> _WHAT YOU WILL DO_
For this exercise, output only the lines between the "What matplotlib code" line and the "fig.add_artist(Line2D([fx(v) for v" line, both of them included, and skip all pictures.

> _THE RECORDS_
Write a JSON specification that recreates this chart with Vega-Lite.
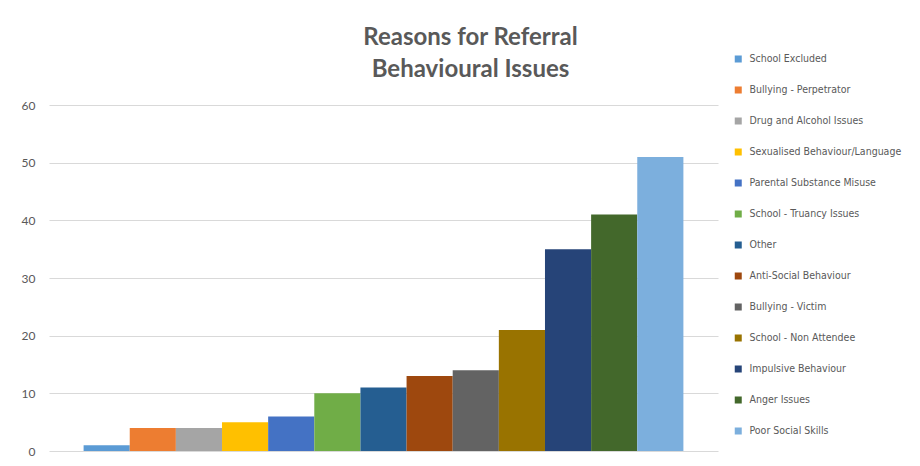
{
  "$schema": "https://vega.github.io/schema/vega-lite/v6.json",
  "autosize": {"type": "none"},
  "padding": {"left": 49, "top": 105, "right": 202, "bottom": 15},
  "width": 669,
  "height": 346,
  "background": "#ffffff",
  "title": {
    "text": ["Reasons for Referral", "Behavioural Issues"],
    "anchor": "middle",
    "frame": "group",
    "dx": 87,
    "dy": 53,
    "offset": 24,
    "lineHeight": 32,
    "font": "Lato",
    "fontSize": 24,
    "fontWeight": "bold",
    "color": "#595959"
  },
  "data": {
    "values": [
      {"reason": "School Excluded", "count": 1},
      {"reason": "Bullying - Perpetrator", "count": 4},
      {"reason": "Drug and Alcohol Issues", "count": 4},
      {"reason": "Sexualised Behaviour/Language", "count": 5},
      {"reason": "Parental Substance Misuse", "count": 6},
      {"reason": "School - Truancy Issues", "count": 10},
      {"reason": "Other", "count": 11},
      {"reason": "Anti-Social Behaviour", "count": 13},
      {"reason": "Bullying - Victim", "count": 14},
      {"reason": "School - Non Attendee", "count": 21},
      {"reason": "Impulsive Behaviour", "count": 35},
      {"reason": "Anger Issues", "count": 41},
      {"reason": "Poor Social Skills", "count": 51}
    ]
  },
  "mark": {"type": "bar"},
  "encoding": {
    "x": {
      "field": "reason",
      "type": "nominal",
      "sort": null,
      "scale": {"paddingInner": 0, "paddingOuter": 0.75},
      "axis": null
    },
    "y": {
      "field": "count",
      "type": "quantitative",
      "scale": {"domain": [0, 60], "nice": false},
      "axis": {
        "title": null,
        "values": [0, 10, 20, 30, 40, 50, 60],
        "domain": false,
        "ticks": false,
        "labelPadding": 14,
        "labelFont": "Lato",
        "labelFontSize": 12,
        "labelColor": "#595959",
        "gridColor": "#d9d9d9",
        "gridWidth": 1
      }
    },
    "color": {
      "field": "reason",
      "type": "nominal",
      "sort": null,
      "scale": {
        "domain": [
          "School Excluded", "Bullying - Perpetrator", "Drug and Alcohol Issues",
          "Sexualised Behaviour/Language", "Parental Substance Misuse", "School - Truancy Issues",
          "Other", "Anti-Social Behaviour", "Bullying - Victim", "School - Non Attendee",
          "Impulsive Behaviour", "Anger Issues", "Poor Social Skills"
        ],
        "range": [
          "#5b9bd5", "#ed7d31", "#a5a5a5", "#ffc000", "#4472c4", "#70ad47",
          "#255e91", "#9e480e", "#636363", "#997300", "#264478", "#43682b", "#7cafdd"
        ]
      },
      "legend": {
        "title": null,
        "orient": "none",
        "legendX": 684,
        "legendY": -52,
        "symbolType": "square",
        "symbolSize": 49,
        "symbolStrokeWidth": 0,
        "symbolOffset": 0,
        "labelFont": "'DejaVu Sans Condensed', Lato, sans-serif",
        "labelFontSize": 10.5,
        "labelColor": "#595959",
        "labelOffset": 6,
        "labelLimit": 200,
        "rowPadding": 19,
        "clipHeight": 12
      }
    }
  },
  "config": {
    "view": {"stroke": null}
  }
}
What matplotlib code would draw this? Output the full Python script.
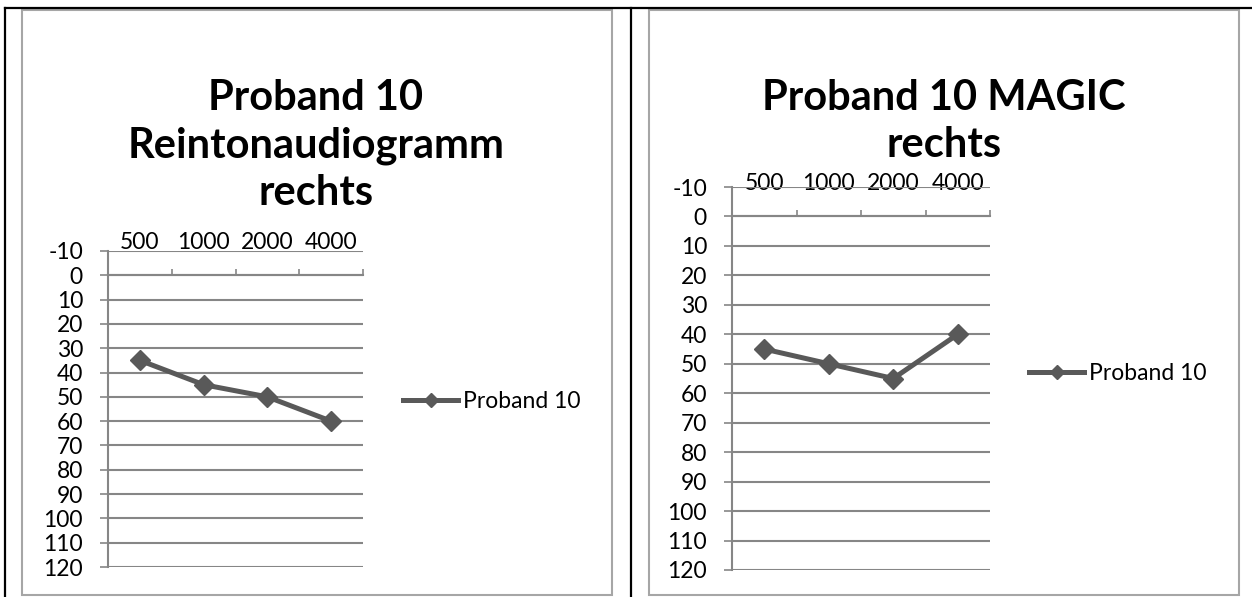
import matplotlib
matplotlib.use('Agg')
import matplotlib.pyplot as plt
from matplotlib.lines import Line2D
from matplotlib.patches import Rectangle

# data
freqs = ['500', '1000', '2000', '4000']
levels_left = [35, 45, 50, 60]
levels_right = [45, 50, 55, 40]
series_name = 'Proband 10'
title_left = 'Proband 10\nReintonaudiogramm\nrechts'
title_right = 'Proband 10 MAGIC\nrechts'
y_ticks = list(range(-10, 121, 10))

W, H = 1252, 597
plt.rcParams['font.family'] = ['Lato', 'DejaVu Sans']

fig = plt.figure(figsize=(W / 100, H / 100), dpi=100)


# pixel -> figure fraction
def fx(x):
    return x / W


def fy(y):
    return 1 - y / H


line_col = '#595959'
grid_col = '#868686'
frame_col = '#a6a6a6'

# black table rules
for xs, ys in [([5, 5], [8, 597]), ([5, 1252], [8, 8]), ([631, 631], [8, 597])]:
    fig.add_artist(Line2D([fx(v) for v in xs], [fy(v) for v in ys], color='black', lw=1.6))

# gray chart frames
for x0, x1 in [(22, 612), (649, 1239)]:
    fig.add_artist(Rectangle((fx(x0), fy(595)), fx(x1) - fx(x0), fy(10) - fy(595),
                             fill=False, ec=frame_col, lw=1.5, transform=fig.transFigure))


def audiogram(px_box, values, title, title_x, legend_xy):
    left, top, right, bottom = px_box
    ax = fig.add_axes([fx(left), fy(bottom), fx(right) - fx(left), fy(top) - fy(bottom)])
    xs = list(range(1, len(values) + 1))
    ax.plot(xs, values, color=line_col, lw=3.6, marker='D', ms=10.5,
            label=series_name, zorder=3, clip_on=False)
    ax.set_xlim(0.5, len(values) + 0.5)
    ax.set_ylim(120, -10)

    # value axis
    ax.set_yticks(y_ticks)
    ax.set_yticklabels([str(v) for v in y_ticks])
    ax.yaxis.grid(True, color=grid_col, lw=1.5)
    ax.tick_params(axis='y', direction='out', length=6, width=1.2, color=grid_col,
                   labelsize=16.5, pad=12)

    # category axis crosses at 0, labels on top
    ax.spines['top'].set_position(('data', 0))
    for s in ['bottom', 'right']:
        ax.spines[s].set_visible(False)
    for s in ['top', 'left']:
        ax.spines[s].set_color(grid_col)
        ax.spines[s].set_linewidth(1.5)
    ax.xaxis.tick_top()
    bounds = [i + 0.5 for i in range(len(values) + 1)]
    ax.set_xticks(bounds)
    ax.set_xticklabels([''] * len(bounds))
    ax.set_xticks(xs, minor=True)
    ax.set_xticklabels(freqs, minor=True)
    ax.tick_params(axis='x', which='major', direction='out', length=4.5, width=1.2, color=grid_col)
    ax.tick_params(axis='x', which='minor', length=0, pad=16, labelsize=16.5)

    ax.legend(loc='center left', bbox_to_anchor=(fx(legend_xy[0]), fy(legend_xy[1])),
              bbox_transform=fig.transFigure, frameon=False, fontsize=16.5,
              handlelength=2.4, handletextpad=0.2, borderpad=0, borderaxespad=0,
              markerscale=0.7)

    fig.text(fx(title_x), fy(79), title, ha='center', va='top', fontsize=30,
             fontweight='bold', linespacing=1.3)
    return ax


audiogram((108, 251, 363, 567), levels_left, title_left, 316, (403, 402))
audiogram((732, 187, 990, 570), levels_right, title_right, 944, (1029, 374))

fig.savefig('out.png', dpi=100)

> _ANSWER_
What matplotlib code would draw this? Output the full Python script.
import matplotlib
matplotlib.use('Agg')
import matplotlib.pyplot as plt
from matplotlib.lines import Line2D
from matplotlib.patches import Rectangle

# data
freqs = ['500', '1000', '2000', '4000']
levels_left = [35, 45, 50, 60]
levels_right = [45, 50, 55, 40]
series_name = 'Proband 10'
title_left = 'Proband 10\nReintonaudiogramm\nrechts'
title_right = 'Proband 10 MAGIC\nrechts'
y_ticks = list(range(-10, 121, 10))

W, H = 1252, 597
plt.rcParams['font.family'] = ['Lato', 'DejaVu Sans']

fig = plt.figure(figsize=(W / 100, H / 100), dpi=100)


# pixel -> figure fraction
def fx(x):
    return x / W


def fy(y):
    return 1 - y / H


line_col = '#595959'
grid_col = '#868686'
frame_col = '#a6a6a6'

# black table rules
for xs, ys in [([5, 5], [8, 597]), ([5, 1252], [8, 8]), ([631, 631], [8, 597])]:
    fig.add_artist(Line2D([fx(v) for v in xs], [fy(v) for v in ys], color='black', lw=1.6))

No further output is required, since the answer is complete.